Sabe-se que, no Brasil, a investigação criminal é tarefa exclusiva da Polícia Judiciária, porquanto a vontade do legislador constituinte foi expressa nesse sentido.[1] Segundo a Lei Maior, a Polícia Judiciária (Polícia Federal e Polícia Civil) é o órgão vocacionado para realizar apuração de infrações penais comuns (artigo 144, §§1º e 4º).[2]
O modelo de persecução penal brasileiro, melhor do que a maioria dos países (ao menos na teoria, pois a prática é afetada pela falta de investimentos), consagrou maior divisão de poderes, não permitindo que a acusação e a defesa acumulem a função investigativa. Trata-se de salutar limitação, verdadeira garantia do cidadão no sentido de que só pode ser investigado por órgão imparcial (Polícia Judiciária), e não por parte interessada no futuro resultado do eventual processo.

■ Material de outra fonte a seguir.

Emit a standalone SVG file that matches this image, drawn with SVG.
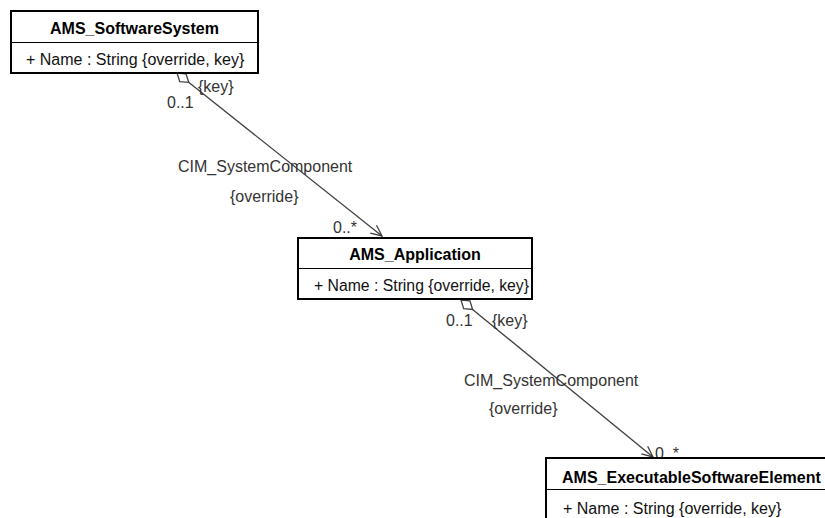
<svg xmlns="http://www.w3.org/2000/svg" width="825" height="518" viewBox="0 0 825 518">
<style>
.box{fill:#fff;stroke:#000;stroke-width:2}
.div{stroke:#000;stroke-width:1}
.title{font-family:"Liberation Sans",Arial,sans-serif;font-size:16px;font-weight:bold;fill:#000}
.attr{font-family:"Liberation Sans",Arial,sans-serif;font-size:16px;fill:#111}
.lbl{font-family:"Liberation Sans",Arial,sans-serif;font-size:16px;fill:#333}
.conn{stroke:#404040;stroke-width:1.3;fill:none}
</style>
<defs>
<marker id="diamond" markerUnits="userSpaceOnUse" viewBox="-1 -7 18 14" markerWidth="18" markerHeight="14" refX="0" refY="0" orient="auto">
<path d="M0,0 L7.5,-5 L15,0 L7.5,5 Z" fill="#fff" stroke="#404040" stroke-width="1.3"/>
</marker>
<marker id="arrow" markerUnits="userSpaceOnUse" viewBox="-13 -7 14 14" markerWidth="14" markerHeight="14" refX="0" refY="0" orient="auto">
<path d="M-11,-5 L0,0 L-11,5" fill="none" stroke="#404040" stroke-width="1.3"/>
</marker>
</defs>
<rect width="825" height="518" fill="#fff"/>
<g id="connectors">
<g id="assoc1">
<line class="conn" x1="177" y1="73" x2="382" y2="236" marker-start="url(#diamond)" marker-end="url(#arrow)"/>
<text class="lbl" x="198" y="92">{key}</text>
<text class="lbl" x="167" y="108">0..1</text>
<text class="lbl" x="178" y="172">CIM_SystemComponent</text>
<text class="lbl" x="230" y="202">{override}</text>
<text class="lbl" x="333" y="233">0..*</text>
</g>
<g id="assoc2">
<line class="conn" x1="461" y1="300" x2="653" y2="457" marker-start="url(#diamond)" marker-end="url(#arrow)"/>
<text class="lbl" x="492" y="326">{key}</text>
<text class="lbl" x="446" y="326">0..1</text>
<text class="lbl" x="464" y="386">CIM_SystemComponent</text>
<text class="lbl" x="489" y="414">{override}</text>
<text class="lbl" x="655" y="459">0..*</text>
</g>
</g>
<g id="AMS_SoftwareSystem">
<rect class="box" x="11" y="11" width="247" height="62"/>
<line class="div" x1="11" y1="42.5" x2="258" y2="42.5"/>
<text class="title" x="134.5" y="34" text-anchor="middle">AMS_SoftwareSystem</text>
<text class="attr" x="26" y="65">+ Name : String {override, key}</text>
</g>
<g id="AMS_Application">
<rect class="box" x="298" y="238" width="234" height="61"/>
<line class="div" x1="298" y1="268.5" x2="532" y2="268.5"/>
<text class="title" x="415" y="260" text-anchor="middle">AMS_Application</text>
<text class="attr" x="314" y="291" textLength="215" lengthAdjust="spacingAndGlyphs">+ Name : String {override, key}</text>
</g>
<g id="AMS_ExecutableSoftwareElement">
<rect class="box" x="546" y="458" width="290" height="70"/>
<line class="div" x1="546" y1="489.5" x2="836" y2="489.5"/>
<text class="title" x="562" y="483">AMS_ExecutableSoftwareElement</text>
<text class="attr" x="563" y="514">+ Name : String {override, key}</text>
</g>
</svg>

Não é novidade que a investigação criminal não consta no rol de atribuições do artigo 129 da Constituição, porquanto o constituinte originário expressamente rejeitou várias emendas que dariam tal poder ao Ministério Público. Contudo, o STF[3] admitiu a investigação pelo Parquet por meio do chamado procedimento investigatório criminal.[4]
O Tribunal Constitucional, no entanto, não deu uma carta em branco para o Ministério Público. Muito pelo contrário: colocou limites,[5] dentre os quais excepcionalidade, subsidiariedade, observância de regras que norteiam o inquérito policial, e condução da investigação sob sua direção do início até o fim. Isso impede que o Ministério Público resolva abrir mão do PIC e transformá-lo em um IP ao seu bel-prazer.
Não há como negar que a apuração criminal deve ser feita em determinado prazo, não podendo se eternizar sob pena de violar a duração razoável da investigação.[6] Encerrada a coleta de vestígios, com ou sem comprovação da existência do crime e de sua autoria, o caderno apuratório deve ser remetido ao Poder Judiciário (artigo 10, §1º do CPP e artigo 19, §1º da Resolução 181/17 do CNMP).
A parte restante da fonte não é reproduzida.